The distinctive sound and color, of a trio of oboes, -2 x d’amore and one caccia, with a single clarion/tromba, heads-up this string orchestra, complete with 4-part choir and continuo, although for the 2 arias and 2 recitativo, Bach uses only tenor and alto soloists.
This is deliberate and is, I believe, related to the chosen orchestral colours, which verge on the autumnal.
‘Give to The Lord, the glory due to His name. Worship The Lord, in the beauty of holiness.’
This text absolutely finds its musical representation, in this fine opening music, -so fine in fact, that we perhaps, are in danger of missing it, unless we do give it our all, in concentration and attention.

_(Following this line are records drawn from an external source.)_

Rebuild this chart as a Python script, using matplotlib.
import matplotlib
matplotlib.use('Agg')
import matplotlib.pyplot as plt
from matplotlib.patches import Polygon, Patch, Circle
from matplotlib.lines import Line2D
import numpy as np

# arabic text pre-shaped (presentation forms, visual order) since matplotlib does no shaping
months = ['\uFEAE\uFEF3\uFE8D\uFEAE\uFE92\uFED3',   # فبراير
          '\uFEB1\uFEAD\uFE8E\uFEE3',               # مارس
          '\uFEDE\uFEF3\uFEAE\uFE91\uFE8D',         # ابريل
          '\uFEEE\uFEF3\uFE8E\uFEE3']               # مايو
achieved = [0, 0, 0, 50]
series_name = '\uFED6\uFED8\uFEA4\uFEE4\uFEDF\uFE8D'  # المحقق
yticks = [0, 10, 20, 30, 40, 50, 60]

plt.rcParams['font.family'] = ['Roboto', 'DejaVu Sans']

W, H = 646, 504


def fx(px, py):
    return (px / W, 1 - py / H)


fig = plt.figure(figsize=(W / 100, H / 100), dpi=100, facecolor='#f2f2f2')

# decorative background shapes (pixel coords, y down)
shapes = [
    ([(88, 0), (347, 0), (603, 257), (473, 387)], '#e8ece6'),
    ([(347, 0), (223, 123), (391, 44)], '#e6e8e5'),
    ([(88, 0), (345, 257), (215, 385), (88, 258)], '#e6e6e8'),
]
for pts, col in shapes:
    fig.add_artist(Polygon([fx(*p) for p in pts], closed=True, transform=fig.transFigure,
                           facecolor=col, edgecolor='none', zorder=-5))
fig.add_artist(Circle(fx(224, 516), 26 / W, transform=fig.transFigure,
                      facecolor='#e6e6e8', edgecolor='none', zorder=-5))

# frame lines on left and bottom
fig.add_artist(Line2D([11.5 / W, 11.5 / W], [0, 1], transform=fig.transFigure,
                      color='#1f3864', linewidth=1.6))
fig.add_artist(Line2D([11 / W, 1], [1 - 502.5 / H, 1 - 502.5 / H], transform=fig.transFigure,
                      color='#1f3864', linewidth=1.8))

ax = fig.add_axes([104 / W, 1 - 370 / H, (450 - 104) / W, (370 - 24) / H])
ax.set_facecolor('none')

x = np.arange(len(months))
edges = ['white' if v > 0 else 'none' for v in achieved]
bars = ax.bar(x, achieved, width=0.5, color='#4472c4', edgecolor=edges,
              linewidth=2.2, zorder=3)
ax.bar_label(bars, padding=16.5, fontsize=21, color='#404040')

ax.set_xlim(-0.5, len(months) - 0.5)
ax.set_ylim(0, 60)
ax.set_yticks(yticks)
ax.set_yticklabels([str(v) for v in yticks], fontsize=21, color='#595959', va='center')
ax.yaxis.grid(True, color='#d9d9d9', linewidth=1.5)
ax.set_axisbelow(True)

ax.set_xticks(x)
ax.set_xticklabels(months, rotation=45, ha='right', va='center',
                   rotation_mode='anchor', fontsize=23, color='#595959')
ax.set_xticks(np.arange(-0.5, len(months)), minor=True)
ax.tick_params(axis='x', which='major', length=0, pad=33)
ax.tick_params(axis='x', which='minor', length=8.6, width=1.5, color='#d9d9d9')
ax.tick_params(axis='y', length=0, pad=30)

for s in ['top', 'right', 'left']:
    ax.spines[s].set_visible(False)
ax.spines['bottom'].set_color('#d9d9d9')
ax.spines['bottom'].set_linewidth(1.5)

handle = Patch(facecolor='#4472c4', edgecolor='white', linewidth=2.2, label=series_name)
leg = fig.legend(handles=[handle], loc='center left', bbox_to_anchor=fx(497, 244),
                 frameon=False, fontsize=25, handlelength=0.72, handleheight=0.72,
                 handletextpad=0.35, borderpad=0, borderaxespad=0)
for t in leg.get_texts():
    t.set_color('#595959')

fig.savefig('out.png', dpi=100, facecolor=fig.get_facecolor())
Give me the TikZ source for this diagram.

The somewhat top-heavy mix and weave is supported by a strong bass- line-loom and if the ritornello writing was not fine enough, the choral writing is certainly magnificent and ecstatic, -and worthy of very close study.
Glory, Worship and Holiness it certainly is.
The festive autumnal and ‘woody’ colors, are evident and certainly all types of oboe would appear in the mix, doubling strings, although this is not specifically indicated in the score.
Bach is cleaver, isn’t he, in that the second fugue subject, bar 73, is derived from the second half of the first, bar 5.
You may wish to do something that some of the original congregation may have wished to do, but were not able to do: listen to it again.
The trouble is, with so many of Bach’s Sunday morning offerings, by the time you realize its good, …its gone!
-and even if the Kapellmeister had agreed to oblige, the authorities certainly wouldn’t have been so obliging.
‘I rush to hear the teachings of life, and with joy, seek the holy house. How beautifully the joyful ringing, summons the blessed, to praise The Lord.’
There really is no stopping this hastening violinist, whose enthusiastic fiddling energizes the summoning of the blessed.
The intensity generated, 16 through 20, fuels a sort-of obsessional devotion, which, although serious, is never intense of wearing, but joyful and playful.
The nature of the obbligato, allows the tenor much time for contemplation.
The sections are long and expansive but equally, the singing requires control and stamina, for example, 35, through 48.
This hastening is measured and stopping places abound, as the continuo is only too aware of, 6, through 8.
‘As the deer pants for water, so I cry to you. There is no one but you, to give me the utter and total peace. How sacred and precious, is your Sabbath. I praise your strength, in the congregation of the righteous. If only sinners would reflect on this loveliness, for God himself, dwells in me.’
The cry to God, so cleverly integrated, into the music, bar 2 leads right into the utter and total peace, of bars 4, through 5.
From here, we appreciate the Sabbath and divine might, in the congregation, but it is the next line, that of profound reflection, -on the simple fact, that God lives, within me, that truly expresses and sums-up, this quite mystical setting.
‘Almighty God, my mouth and heart, are open, for you. Please immerse yourself in them. I in you and you in me, -faith, love, forbearance and hope, shall be my bed, of rest and peace.’
The organs, the mouth and heart, run of breath and wind, the one on air of the breath and the other, the wind of the spirit.
Therefore, it is natural, for Bach to call upon the formidable winds at his disposal, in this cantata, for this setting. The clarino is absent as this would introduce an inappropriate colour into this mix, which, along with the alto sound, this woody ensemble captures these two organs and the immersing of The Almighty, into them.
There is a certain medieval rustic-ness, to these proceedings and the windy sound, already organ-like, is augmented by an organ continuo and I myself, might quite possible requisition any passing bassoonist, to join and boost the merry rustic throng.
Like the three musketeers + two, they trip along, 1-for-all-and-all-for-one, resting on and in, this bed of faith and love and forbearance and hope.
Bach gives plenty of space, for that breath to be energised, in the breathing spaces, of both the body and the spirit.
At the mention of the war-cry of these instruments, -faith, love, etc, bar 53, a foreboding descends. But the imitative passage, 41 through 44 reaffirms the vision, although, those sinister forebodings do continue up to the triumphant da capo.
‘Abide in me and grant your Spirit. May it direct, -according to your word, that I may lead a pleasing life, so that, after this time and in your glory -and with you, I make keep the Sabbath of complete rest.’
This straight forward setting, -rising to the heights, of glory, bar 7, is simple, in its setting of these words, that look forward to and celebrate, the great Sabbath, of rest, to come.
‘Amen, at every hour, do I say it, -and from my heart. Lord Jesus, please be willing to guide, at every moment, so that we may praise your name, for ever. Amen.’
Note the ‘nic’ in the heart, at 3, soprano/alto and similar, last beat, 9, ‘…praise the name…’.
This is a beautiful setting, but, again, with another ‘nic’, the strident third, in that last bar, giving the impression that the sopranos, not the tenors, own the A#.
Is it too much to think that we may, sometimes, overstretch ourselves, in our devotions?